You can't prioritize some parts of a cgroup higher than the outside of
the cgroup, and other parts lower than the outside. That's just not
something that can be sanely supported from the controller interface.

However, that doesn't mean this usecase isn't supported. You *can*
always split cgroups for separate resource policies.

And you *can* split cgroups for group labeling purposes too (tracking
stuff that belongs to a certain user).

So in the scenario where you have an important database and a
not-so-important secondary workload, and you want them to run them
containerized, there are two possible scenarios:

- The workloads are co-dependent (e.g. a logging service for the
db). In that case you actually need to protect them equally,
otherwise you'll have priority inversions, where the primary gets
backed up behind the secondary in some form or another.

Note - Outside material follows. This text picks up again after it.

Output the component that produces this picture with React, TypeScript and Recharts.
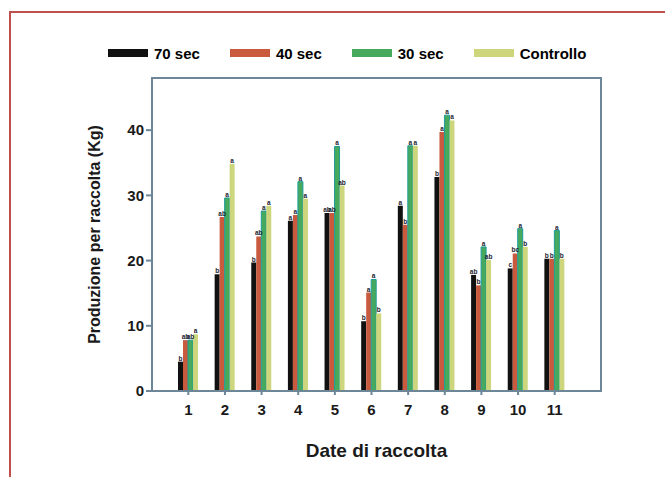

- The workloads don't interact with each other. In that case, you can
create two separate containers, one high-pri, one low-pri, and run
them in parallel. They can share filesystem data, page cache
etc. where appropriate, so this isn't a problem.

The fact that they belong to the same team/organization/"user"
e.g. is an attribute that can be tracked from userspace and isn't
material from a kernel interface POV.

You just have two cgroups instead of one to track; but those cgroups
will still contain stuff like setsid(), setuid() etc. so users
cannot escape whatever policy/containment you implement for them.

> In short we simply have to live with usecases where the cgroup hierarchy
> follows the "logical" workload organization at the higher level more
> than resource control. This is the case for systemd as well btw.
> Workloads are organized into slices and scopes without any direct
> relation to resources in mind.

As I said in the previous email: Yes, per default, because it starts
everything in a single resource domain. But it has all necessary
support for dividing the tree into disjunct resource domains.

> Does this make it more clear what I am thinking about? Does it sound
> like a legit usecase?

The desired behavior is legit, but you have to split the cgroups on
conflicting attributes - whether organizational or policy-related -
for properly expressing what you want from the kernel.